Les Juifs existaient encore pourtant. Comme ils voulaient que la situation change, ils se sont adressés au monde lui-même : le dieu-univers. Ils ont assimilé leur dieu tutélaire au dieu-univers.

Tout cela est une construction artificielle et branlante. Cela ne joue cependant strictement aucun rôle, car les Juifs n’ont jamais systématisé leur théologie. Les points de vue théologiques chez les Juifs sont extrêmement divers, voire antagoniques. Ils peuvent être aussi éloignés qu’entre un catholique et un Hindou.

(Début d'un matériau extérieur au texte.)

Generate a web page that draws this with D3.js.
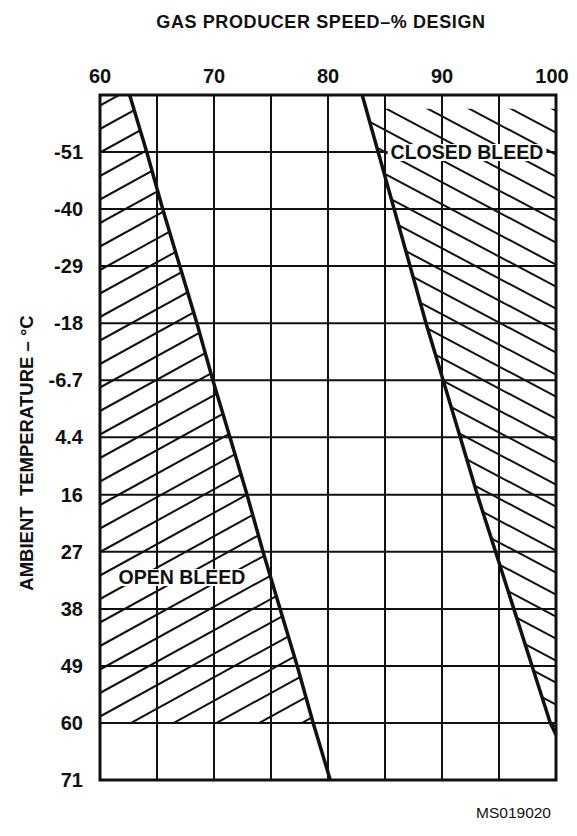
<!DOCTYPE html>
<html>
<head>
<meta charset="utf-8">
<script src="https://cdn.jsdelivr.net/npm/d3@7"></script>
<style>
  html, body { margin: 0; padding: 0; background: #fff; }
  svg text { font-family: "Liberation Sans", Arial, sans-serif; fill: #111; }
</style>
</head>
<body>
<svg id="chart" width="577" height="836"></svg>
<script>
// ---- data ----
const speedTicks = [60, 70, 80, 90, 100];
const speedGrid = [65, 70, 75, 80, 85, 90, 95];
const tempTicks = [-51.1, -40, -28.9, -17.8, -6.7, 4.4, 15.6, 26.7, 37.8, 48.9, 60, 71.1];
const tempTickLabels = ["-51", "-40", "-29", "-18", "-6.7", "4.4", "16", "27", "38", "49", "60", "71"];
const tempDomain = [-62.2, 71.1];
const speedDomain = [60, 100];

// boundary lines (temperature, speed)
const openTemps  = [-62.2, -51.1, -40, -28.9, -17.8, -6.7, 4.4, 15.6, 26.7, 37.8, 48.9, 60, 71.1];
const openSpeeds = [62.6, 64.1, 65.5, 67.0, 68.5, 69.9, 71.4, 72.9, 74.3, 75.8, 77.3, 78.7, 80.2];
const closedTemps  = [-62.2, -51.1, -40, -28.9, -17.8, -6.7, 4.4, 15.6, 26.7, 37.8, 48.9, 60, 62.3];
const closedSpeeds = [83.0, 84.4, 85.8, 87.2, 88.6, 90.1, 91.6, 93.1, 94.7, 96.3, 97.9, 99.5, 100];
const openHatchLimit = 60;      // open-bleed hatching stops at 60 °C
const closedHatchTop = -59.5;   // closed-bleed hatching starts just below the top

const titleText = "GAS PRODUCER SPEED\u2013% DESIGN";
const yTitleText = "AMBIENT  TEMPERATURE \u2013 \u00B0C";
const openLabel = "OPEN BLEED";
const closedLabel = "CLOSED BLEED";
const codeText = "MS019020";

// ---- scales ----
const x = d3.scaleLinear().domain(speedDomain).range([100, 556]);
const y = d3.scaleLinear().domain(tempDomain).range([95, 780]);

const svg = d3.select("#chart");

// ---- hatch regions ----
const openPts = [[60, tempDomain[0]]];
openTemps.forEach((t, i) => { if (t <= openHatchLimit) openPts.push([openSpeeds[i], t]); });
openPts.push([60, openHatchLimit]);

const cInterp = d3.scaleLinear().domain(closedTemps).range(closedSpeeds);
const closedPts = [[cInterp(closedHatchTop), closedHatchTop]];
closedTemps.forEach((t, i) => { if (t > closedHatchTop) closedPts.push([closedSpeeds[i], t]); });
closedPts.push([100, closedHatchTop]);

const toPath = pts => "M" + pts.map(p => x(p[0]) + "," + y(p[1])).join("L") + "Z";

const defs = svg.append("defs");
defs.append("clipPath").attr("id", "clipOpen").append("path").attr("d", toPath(openPts));
defs.append("clipPath").attr("id", "clipClosed").append("path").attr("d", toPath(closedPts));

function hatch(clipId, slope, spacing, start) {
  const g = svg.append("g").attr("clip-path", `url(#${clipId})`)
    .attr("stroke", "#111").attr("stroke-width", 2);
  const x0 = x.range()[0], x1 = x.range()[1];
  for (let b = start - 400; b < 1300; b += spacing) {
    g.append("line")
      .attr("x1", x0).attr("y1", b)
      .attr("x2", x1).attr("y2", b + slope * (x1 - x0));
  }
}
hatch("clipOpen", -0.55, 23.5, 12);
hatch("clipClosed", 0.53, 22, 5);

// ---- grid ----
const grid = svg.append("g").attr("stroke", "#111").attr("stroke-width", 2);
grid.selectAll(".v").data(speedGrid).join("line")
  .attr("x1", d => x(d)).attr("x2", d => x(d))
  .attr("y1", y.range()[0]).attr("y2", y.range()[1]);
grid.selectAll(".h").data(tempTicks.slice(0, -1)).join("line")
  .attr("x1", x.range()[0]).attr("x2", x.range()[1])
  .attr("y1", d => y(d)).attr("y2", d => y(d));

// ---- boundary lines ----
const line = d3.line().x(d => x(d[1])).y(d => y(d[0]));
svg.append("path").datum(openTemps.map((t, i) => [t, openSpeeds[i]]))
  .attr("d", line).attr("fill", "none").attr("stroke", "#111").attr("stroke-width", 3.5);
svg.append("path").datum(closedTemps.map((t, i) => [t, closedSpeeds[i]]))
  .attr("d", line).attr("fill", "none").attr("stroke", "#111").attr("stroke-width", 3.5);

// ---- frame ----
svg.append("rect")
  .attr("x", x.range()[0]).attr("y", y.range()[0])
  .attr("width", x.range()[1] - x.range()[0]).attr("height", y.range()[1] - y.range()[0])
  .attr("fill", "none").attr("stroke", "#111").attr("stroke-width", 3);

// ---- region labels with white boxes ----
function boxLabel(text, cx, cy, fs) {
  const t = svg.append("text").attr("x", cx).attr("y", cy)
    .attr("text-anchor", "middle").attr("dominant-baseline", "central")
    .attr("font-size", fs).attr("font-weight", "bold").text(text);
  const bb = t.node().getBBox();
  svg.insert("rect", function() { return t.node(); })
    .attr("x", bb.x - 3).attr("y", bb.y + 3).attr("width", bb.width + 6).attr("height", bb.height - 5)
    .attr("fill", "#fff");
}
boxLabel(openLabel, 182, y(31.6), 19.5);
boxLabel(closedLabel, 467, y(-51.1), 19.5);

// ---- axes labels ----
svg.append("g").selectAll("text").data(speedTicks).join("text")
  .attr("x", d => x(d) - (d === 100 ? 4 : 0)).attr("y", 76)
  .attr("text-anchor", "middle").attr("dominant-baseline", "central")
  .attr("font-size", 20).attr("font-weight", "bold").text(d => d);

svg.append("g").selectAll("text").data(tempTicks).join("text")
  .attr("x", 83).attr("y", d => y(d))
  .attr("text-anchor", "end").attr("dominant-baseline", "central")
  .attr("font-size", 20).attr("font-weight", "bold")
  .text((d, i) => tempTickLabels[i]);

svg.append("text").attr("x", 321).attr("y", 22)
  .attr("text-anchor", "middle").attr("dominant-baseline", "central")
  .attr("font-size", 18).attr("letter-spacing", 0.6).attr("font-weight", "bold").text(titleText);

svg.append("text")
  .attr("transform", `translate(26,453) rotate(-90)`)
  .attr("text-anchor", "middle").attr("dominant-baseline", "central")
  .attr("font-size", 18.5).attr("font-weight", "bold")
  .style("white-space", "pre").text(yTitleText);

svg.append("text").attr("x", 551).attr("y", 812)
  .attr("text-anchor", "end").attr("dominant-baseline", "central")
  .attr("font-size", 15.5).text(codeText);
</script>
</body>
</html>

Cela ne compte pas pour les Juifs, car YHWH et la Torah ne forment qu’un arrière-plan virtuel justifiant la « loi orale », qui elle définit totalement la vie quotidienne.

Initialement, c’était pour maintenir une unité juive face aux envahisseurs. Puis, avec la dispersion, c’est devenu une religion en roue libre. Sur le papier, elle est monothéiste. Mais c’est un monothéisme sans substance, purement fonctionnel.

Les Juifs ont ainsi « inventé » le monothéisme, mais il est primitif. C’est pour cela que le christianisme est une production juive : la contradiction interne poussait nécessairement en ce sens.

Il fallait bien que ce dieu parmi les autres ayant acquis des traits du dieu-univers devienne le dieu-univers se faisant dieu parmi les autres – ce qui est une contradiction : d’où le monothéisme complet du christianisme.